AVAILABLE DATA.
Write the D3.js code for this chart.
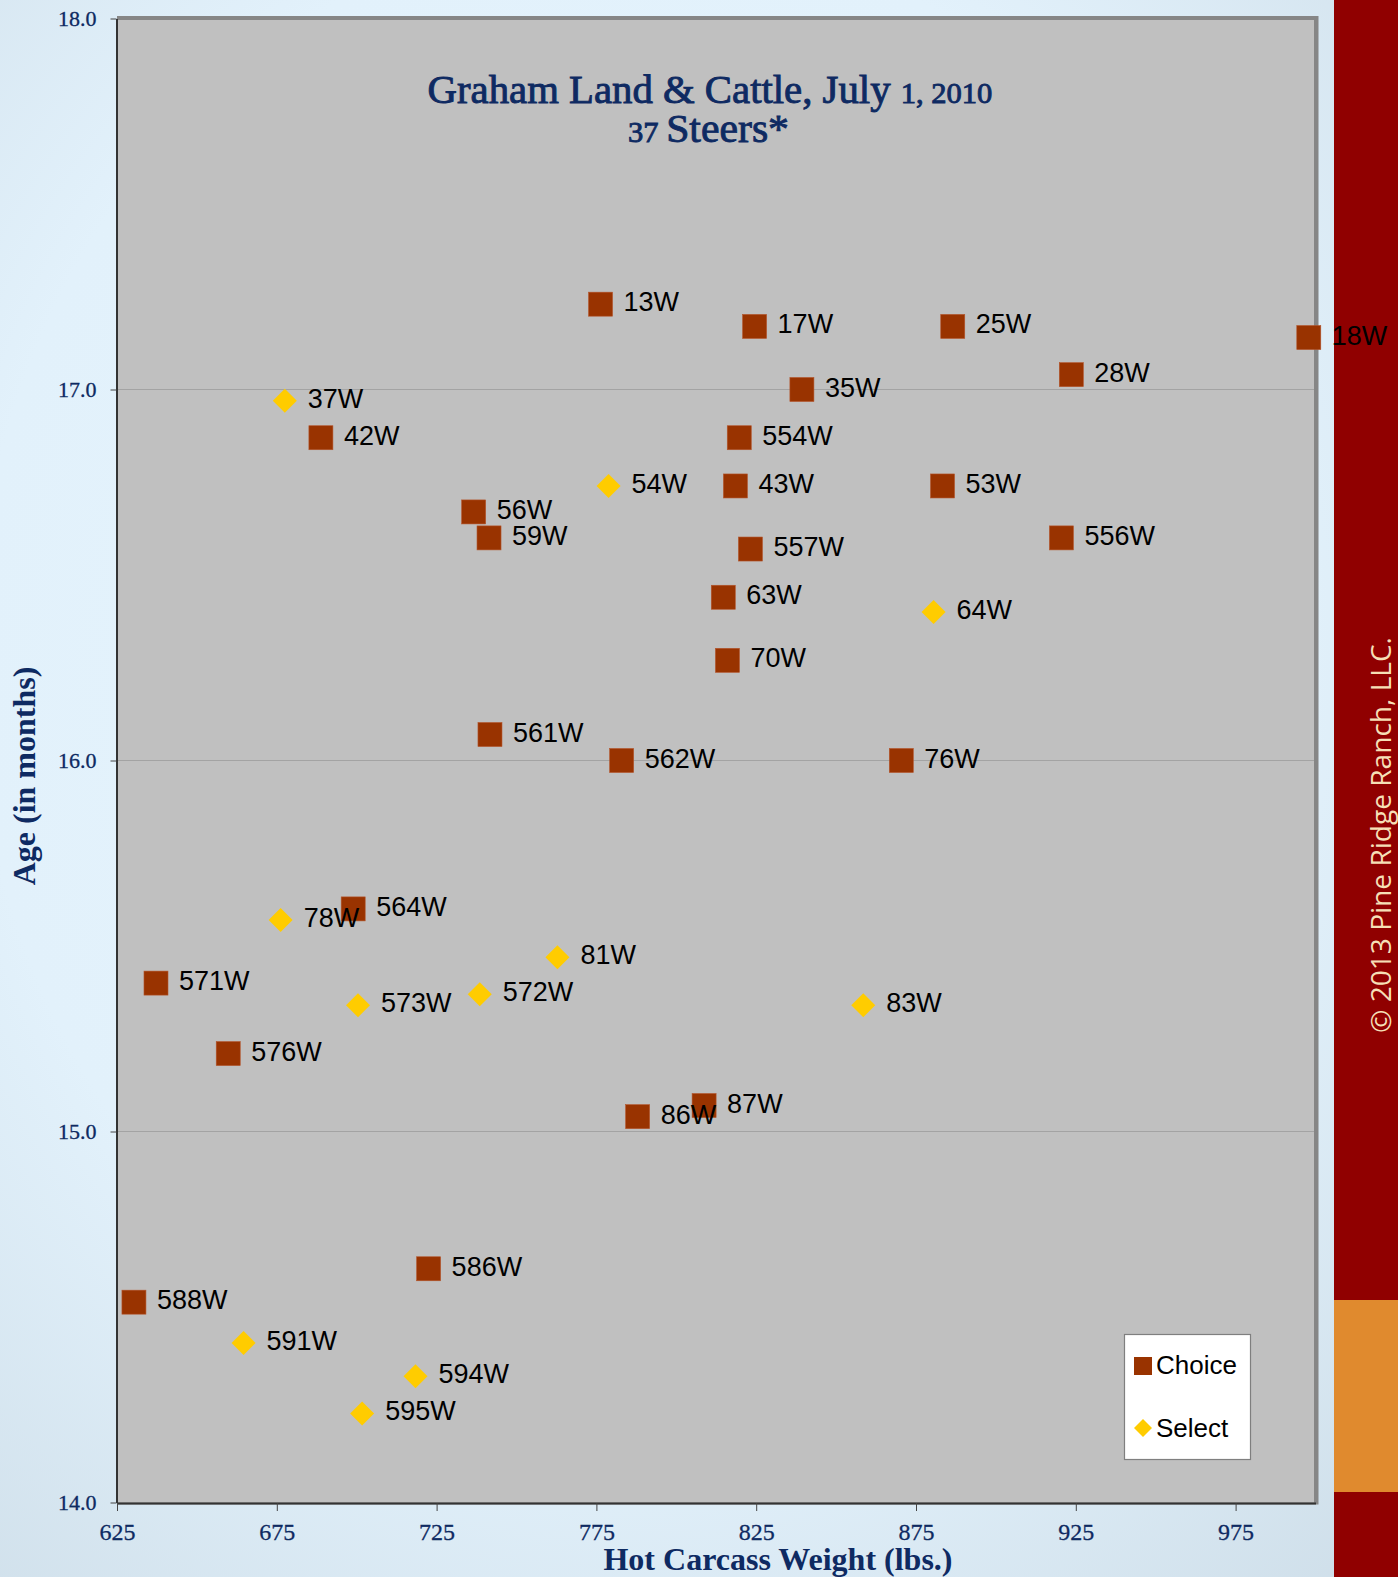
<!DOCTYPE html>
<html>
<head>
<meta charset="utf-8">
<script src="https://cdn.jsdelivr.net/npm/d3@7"></script>
<style>
  html, body { margin: 0; padding: 0; background: #e5f4fd; }
  svg { display: block; }
</style>
</head>
<body>
<svg id="chart" width="1398" height="1577"></svg>
<script>
// ---------------- data ----------------
const choiceIds    = ["13W","17W","25W","18W","28W","35W","42W","554W","43W","53W","56W","59W","557W","556W","63W","70W","561W","562W","76W","564W","571W","576W","87W","86W","586W","588W"];
const choiceWeight = [776.3,824.5,886.5,997.9,923.6,839.3,688.8,819.7,818.5,883.3,736.6,741.4,823.2,920.5,814.7,816.0,741.7,782.9,870.4,698.9,637.2,659.8,808.7,787.9,722.5,630.3];
const choiceAge    = [17.23,17.17,17.17,17.14,17.04,17.00,16.87,16.87,16.74,16.74,16.67,16.60,16.57,16.60,16.44,16.27,16.07,16.00,16.00,15.60,15.40,15.21,15.07,15.04,14.63,14.54];

const selectIds    = ["37W","54W","64W","78W","81W","572W","573W","83W","591W","594W","595W"];
const selectWeight = [677.5,778.8,880.5,676.2,762.8,738.5,700.4,858.5,664.6,718.4,701.7];
const selectAge    = [16.97,16.74,16.40,15.57,15.47,15.37,15.34,15.34,14.43,14.34,14.24];

const xTicks = [625,675,725,775,825,875,925,975];
const yTicks = [14.0,15.0,16.0,17.0,18.0];
const xDomain = [625,1000];
const yDomain = [14,18];

const titleLine1 = "Graham Land & Cattle, July ";
const titleLine1b = "1, 2010";
const titleLine2a = "37 ";
const titleLine2b = "Steers*";
const xTitle = "Hot Carcass Weight (lbs.)";
const yTitle = "Age (in months)";
const legendNames = ["Choice","Select"];
const copyright = "\u00A9 2013  Pine Ridge Ranch, LLC.";

// ---------------- layout ----------------
const W = 1398, H = 1577;
const plot = {left:117, right:1315.5, top:18.5, bottom:1502.5};
const navy = "#0e2a62";
const choiceColor = "#993300";
const selectColor = "#ffcc00";

const svg = d3.select("#chart");
const defs = svg.append("defs");
const rg = defs.append("radialGradient").attr("id","bg").attr("cx","0.45").attr("cy","0.42").attr("r","0.85");
rg.append("stop").attr("offset","0").attr("stop-color","#e6f5fe");
rg.append("stop").attr("offset","0.55").attr("stop-color","#e2f1fb");
rg.append("stop").attr("offset","1").attr("stop-color","#cbdbe6");

svg.append("rect").attr("width",W).attr("height",H).attr("fill","url(#bg)");

// right side bars
svg.append("rect").attr("x",1334).attr("y",0).attr("width",W-1334).attr("height",H).attr("fill","#900000");
svg.append("rect").attr("x",1334).attr("y",1300).attr("width",W-1334).attr("height",192).attr("fill","#e08a2e");

// copyright
svg.append("text")
  .attr("transform","translate(1391,835) rotate(-90)")
  .attr("text-anchor","middle")
  .attr("font-family","'Open Sans', sans-serif")
  .attr("font-size",28)
  .attr("fill","#f6dfb6")
  .attr("textLength",396)
  .attr("lengthAdjust","spacingAndGlyphs")
  .text(copyright);

const x = d3.scaleLinear().domain(xDomain).range([plot.left, plot.right]);
const y = d3.scaleLinear().domain(yDomain).range([plot.bottom, plot.top]);

// plot area shadow/border
svg.append("rect").attr("x",plot.left).attr("y",plot.top-2.5)
  .attr("width",plot.right-plot.left+3).attr("height",plot.bottom-plot.top+4.5)
  .attr("fill","#868686");
svg.append("rect").attr("x",plot.left).attr("y",plot.top+1.5)
  .attr("width",plot.right-plot.left-1.5).attr("height",plot.bottom-plot.top-1.5)
  .attr("fill","#c0c0c0");

// gridlines
svg.append("g").selectAll("line").data(yTicks.filter(d => d > yDomain[0] && d < yDomain[1])).join("line")
  .attr("x1",plot.left).attr("x2",plot.right-1.5)
  .attr("y1",d=>y(d)).attr("y2",d=>y(d))
  .attr("stroke","#a3a3a3").attr("stroke-width",1.2);

// axes
const yAxis = d3.axisLeft(y).tickValues(yTicks).tickFormat(d3.format(".1f")).tickSize(6).tickSizeOuter(0).tickPadding(14);
const gy = svg.append("g").attr("transform",`translate(${plot.left-0.5},0)`).call(yAxis);
gy.select(".domain").attr("stroke","#333").attr("stroke-width",2);
gy.selectAll(".tick line").attr("stroke","#444");
gy.selectAll(".tick text").attr("fill",navy).attr("font-family","'Liberation Serif', 'Times New Roman', serif")
  .attr("font-size",22).attr("dy","0.3em").attr("stroke",navy).attr("stroke-width",0.3);

const xAxis = d3.axisBottom(x).tickValues(xTicks).tickFormat(d3.format("d")).tickSize(8).tickSizeOuter(0).tickPadding(12);
const gx = svg.append("g").attr("transform",`translate(0,${plot.bottom+0.5})`).call(xAxis);
gx.select(".domain").attr("stroke","#333").attr("stroke-width",2);
gx.selectAll(".tick line").attr("stroke","#444");
gx.selectAll(".tick text").attr("fill",navy).attr("font-family","'Liberation Serif', 'Times New Roman', serif")
  .attr("font-size",24).attr("stroke",navy).attr("stroke-width",0.3);

// axis titles
svg.append("text").attr("x",778).attr("y",1570).attr("text-anchor","middle")
  .attr("font-family","'Liberation Serif', 'Times New Roman', serif").attr("font-weight","bold")
  .attr("font-size",32).attr("fill",navy).text(xTitle);
svg.append("text").attr("transform","translate(35,776) rotate(-90)").attr("text-anchor","middle")
  .attr("font-family","'Liberation Serif', 'Times New Roman', serif").attr("font-weight","bold")
  .attr("font-size",32).attr("fill",navy).text(yTitle);

// title
function fitTitle(sel, cx, target) {
  const w = sel.node().getComputedTextLength();
  const s = target / w;
  sel.attr("transform", `translate(${cx},0) scale(${s},1) translate(${-cx},0)`);
}
const t1 = svg.append("text").attr("x",710).attr("y",103).attr("text-anchor","middle")
  .attr("font-family","'Liberation Serif', 'Times New Roman', serif").attr("fill",navy).attr("font-size",40)
  .attr("stroke",navy).attr("stroke-width",0.9);
t1.append("tspan").text(titleLine1);
t1.append("tspan").attr("font-size",30).text(titleLine1b);
fitTitle(t1, 710, 565);
const t2 = svg.append("text").attr("x",708.5).attr("y",142).attr("text-anchor","middle")
  .attr("font-family","'Liberation Serif', 'Times New Roman', serif").attr("fill",navy).attr("font-size",41)
  .attr("stroke",navy).attr("stroke-width",0.9);
t2.append("tspan").attr("font-size",30).text(titleLine2a);
t2.append("tspan").text(titleLine2b);
fitTitle(t2, 708.5, 161);

// data
const choice = choiceIds.map((id,i)=>({id, w:choiceWeight[i], a:choiceAge[i], type:"c"}));
const select = selectIds.map((id,i)=>({id, w:selectWeight[i], a:selectAge[i], type:"s"}));

const sq = 24, dm = 12;
svg.append("g").selectAll("rect").data(choice).join("rect")
  .attr("x",d=>x(d.w)-sq/2).attr("y",d=>y(d.a)-sq/2).attr("width",sq).attr("height",sq)
  .attr("fill",choiceColor).attr("stroke","#b4542a").attr("stroke-width",0.6);
svg.append("g").selectAll("path").data(select).join("path")
  .attr("d",d=>{const cx=x(d.w), cy=y(d.a); return `M${cx},${cy-dm}L${cx+dm},${cy}L${cx},${cy+dm}L${cx-dm},${cy}Z`;})
  .attr("fill",selectColor);

// labels
svg.append("g").selectAll("text").data(choice.concat(select)).join("text")
  .attr("x",d=>x(d.w)+23).attr("y",d=>y(d.a)+7)
  .attr("font-family","'Liberation Sans', Arial, sans-serif").attr("font-size",27).attr("fill","#000")
  .text(d=>d.id);

// legend
const lg = svg.append("g");
lg.append("rect").attr("x",1124.5).attr("y",1334.5).attr("width",126).attr("height",125)
  .attr("fill","#fff").attr("stroke","#7f7f7f").attr("stroke-width",1.2);
lg.append("rect").attr("x",1134).attr("y",1357).attr("width",18).attr("height",18).attr("fill",choiceColor);
lg.append("path").attr("d","M1143,1419L1152,1428L1143,1437L1134,1428Z").attr("fill",selectColor);
lg.selectAll("text.leg").data(legendNames).join("text").attr("class","leg")
  .attr("x",1156).attr("y",(d,i)=> i===0 ? 1374 : 1437)
  .attr("font-family","'Liberation Sans', Arial, sans-serif").attr("font-size",26).attr("fill","#000")
  .text(d=>d);
</script>
</body>
</html>
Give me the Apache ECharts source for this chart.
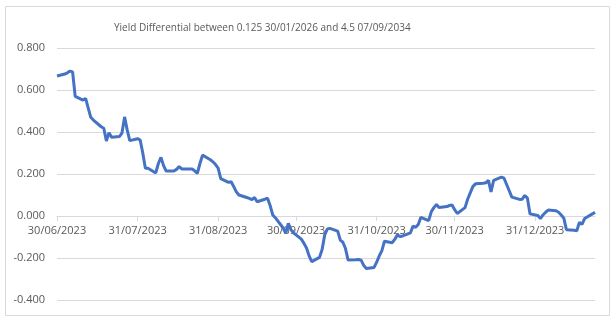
<!DOCTYPE html>
<html>
<head>
<meta charset="utf-8">
<script src="https://cdn.jsdelivr.net/npm/echarts@6/dist/echarts.min.js"></script>
<style>
  html, body { margin: 0; padding: 0; background: #fff; }
  #chart { width: 616px; height: 322px; }
</style>
</head>
<body>
<div id="chart"></div>
<script>
const startDay = '30/06/2023';
const endDay = '23/01/2024';

const tickLabels = ['30/06/2023', '31/07/2023', '31/08/2023', '30/09/2023', '31/10/2023', '30/11/2023', '31/12/2023'];

const dates = [
  '30/06/2023', '03/07/2023', '04/07/2023', '05/07/2023', '06/07/2023', '07/07/2023',
  '10/07/2023', '11/07/2023', '12/07/2023', '13/07/2023', '14/07/2023',
  '17/07/2023', '18/07/2023', '19/07/2023', '20/07/2023', '21/07/2023',
  '24/07/2023', '25/07/2023', '26/07/2023', '27/07/2023', '28/07/2023',
  '31/07/2023', '01/08/2023', '02/08/2023', '03/08/2023', '04/08/2023',
  '07/08/2023', '08/08/2023', '09/08/2023', '10/08/2023', '11/08/2023',
  '14/08/2023', '15/08/2023', '16/08/2023', '17/08/2023', '18/08/2023',
  '21/08/2023', '22/08/2023', '23/08/2023', '24/08/2023', '25/08/2023',
  '28/08/2023', '29/08/2023', '30/08/2023', '31/08/2023', '01/09/2023',
  '04/09/2023', '05/09/2023', '06/09/2023', '07/09/2023', '08/09/2023',
  '11/09/2023', '12/09/2023', '13/09/2023', '14/09/2023', '15/09/2023',
  '18/09/2023', '19/09/2023', '20/09/2023', '21/09/2023', '22/09/2023',
  '25/09/2023', '26/09/2023', '27/09/2023', '28/09/2023', '29/09/2023',
  '02/10/2023', '03/10/2023', '04/10/2023', '05/10/2023', '06/10/2023',
  '09/10/2023', '10/10/2023', '11/10/2023', '12/10/2023', '13/10/2023',
  '16/10/2023', '17/10/2023', '18/10/2023', '19/10/2023', '20/10/2023',
  '23/10/2023', '24/10/2023', '25/10/2023', '26/10/2023', '27/10/2023',
  '30/10/2023', '31/10/2023', '01/11/2023', '02/11/2023', '03/11/2023',
  '06/11/2023', '07/11/2023', '08/11/2023', '09/11/2023', '10/11/2023',
  '13/11/2023', '14/11/2023', '15/11/2023', '16/11/2023', '17/11/2023',
  '20/11/2023', '21/11/2023', '22/11/2023', '23/11/2023', '24/11/2023',
  '27/11/2023', '28/11/2023', '29/11/2023', '30/11/2023', '01/12/2023',
  '04/12/2023', '05/12/2023', '06/12/2023', '07/12/2023', '08/12/2023',
  '11/12/2023', '12/12/2023', '13/12/2023', '14/12/2023', '15/12/2023',
  '18/12/2023', '19/12/2023', '20/12/2023', '21/12/2023', '22/12/2023',
  '25/12/2023', '26/12/2023', '27/12/2023', '28/12/2023', '29/12/2023',
  '01/01/2024', '02/01/2024', '03/01/2024', '04/01/2024', '05/01/2024',
  '08/01/2024', '09/01/2024', '10/01/2024', '11/01/2024', '12/01/2024',
  '15/01/2024', '16/01/2024', '17/01/2024', '18/01/2024', '19/01/2024',
  '22/01/2024', '23/01/2024'
];

const spread = [
  0.667, 0.676, 0.682, 0.690, 0.686, 0.570,
  0.552, 0.560, 0.515, 0.470, 0.457,
  0.425, 0.418, 0.357, 0.397, 0.375,
  0.378, 0.395, 0.472, 0.410, 0.359,
  0.368, 0.362, 0.300, 0.227, 0.227,
  0.205, 0.250, 0.279, 0.240, 0.214,
  0.214, 0.222, 0.235, 0.224, 0.224,
  0.224, 0.215, 0.203, 0.250, 0.290,
  0.268, 0.258, 0.245, 0.228, 0.178,
  0.160, 0.163, 0.140, 0.115, 0.100,
  0.088, 0.084, 0.078, 0.088, 0.068,
  0.080, 0.085, 0.050, 0.005, -0.008,
  -0.057, -0.083, -0.035, -0.065, -0.080,
  -0.110, -0.130, -0.152, -0.190, -0.217,
  -0.197, -0.160, -0.090, -0.062, -0.059,
  -0.072, -0.115, -0.125, -0.155, -0.210,
  -0.208, -0.207, -0.210, -0.235, -0.250,
  -0.245, -0.220, -0.190, -0.165, -0.120,
  -0.127, -0.110, -0.090, -0.098, -0.095,
  -0.080, -0.048, -0.054, -0.040, -0.006,
  -0.022, 0.020, 0.040, 0.055, 0.040,
  0.045, 0.050, 0.052, 0.030, 0.012,
  0.040, 0.080, 0.110, 0.140, 0.153,
  0.156, 0.158, 0.170, 0.115, 0.170,
  0.185, 0.180, 0.150, 0.120, 0.090,
  0.079, 0.080, 0.098, 0.085, 0.010,
  0.002, -0.012, 0.005, 0.018, 0.028,
  0.025, 0.018, 0.005, -0.010, -0.065,
  -0.068, -0.070, -0.030, -0.040, -0.012,
  0.010, 0.018
];

// one category per calendar day so the month ticks land where Excel put them
function parseDay(s) {
  const p = s.split('/');
  return Date.UTC(+p[2], +p[1] - 1, +p[0]);
}
function fmtDay(t) {
  const d = new Date(t);
  const dd = String(d.getUTCDate()).padStart(2, '0');
  const mm = String(d.getUTCMonth() + 1).padStart(2, '0');
  return dd + '/' + mm + '/' + d.getUTCFullYear();
}
const days = [];
for (let t = parseDay(startDay); t <= parseDay(endDay); t += 86400000) {
  days.push(fmtDay(t));
}

const seriesData = dates.map((d, i) => [d, spread[i]]);
const isTick = (idx, val) => tickLabels.includes(val);

const font = "'Open Sans', 'Noto Sans', sans-serif";
const myChart = echarts.init(document.getElementById('chart'), null, { renderer: 'canvas' });

const option = {
  animation: false,
  backgroundColor: '#fff',
  title: {
    text: 'Yield Differential between 0.125 30/01/2026 and 4.5 07/09/2034',
    left: 109,
    top: 18,
    textStyle: { fontFamily: font, fontSize: 10, fontWeight: 'normal', color: '#595959' }
  },
  graphic: [{
    type: 'rect',
    shape: { x: 5.5, y: 6.5, width: 604, height: 309 },
    style: { fill: 'none', stroke: '#d9d9d9', lineWidth: 1 },
    silent: true
  }],
  grid: { left: 57, right: 21, top: 48, bottom: 22 },
  xAxis: {
    type: 'category',
    data: days,
    boundaryGap: false,
    // axis sits on the zero line (grid bottom is 84px below it)
    offset: -84,
    axisLine: { onZero: false, lineStyle: { color: '#d9d9d9' } },
    axisTick: { interval: isTick, length: 5, lineStyle: { color: '#d9d9d9' } },
    axisLabel: {
      interval: isTick,
      margin: 9,
      fontFamily: font,
      fontSize: 11,
      color: '#595959'
    },
    splitLine: { show: false }
  },
  yAxis: {
    type: 'value',
    min: -0.4,
    max: 0.8,
    interval: 0.2,
    axisLine: { show: false },
    axisTick: { show: false },
    axisLabel: {
      margin: 12,
      fontFamily: font,
      fontSize: 11,
      color: '#595959',
      formatter: v => v.toFixed(3)
    },
    splitLine: { lineStyle: { color: '#d9d9d9' } }
  },
  series: [{
    type: 'line',
    data: seriesData,
    showSymbol: false,
    symbol: 'none',
    lineStyle: { color: '#4472c4', width: 3 },
    z: 3
  }]
};

myChart.setOption(option);
</script>
</body>
</html>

YOUR GOAL.
Using the listing above, show every line that includes the string "this".

WRITTEN SOLUTION.
Write the D3.js code for this chart.
Give me the Apache ECharts source for this chart.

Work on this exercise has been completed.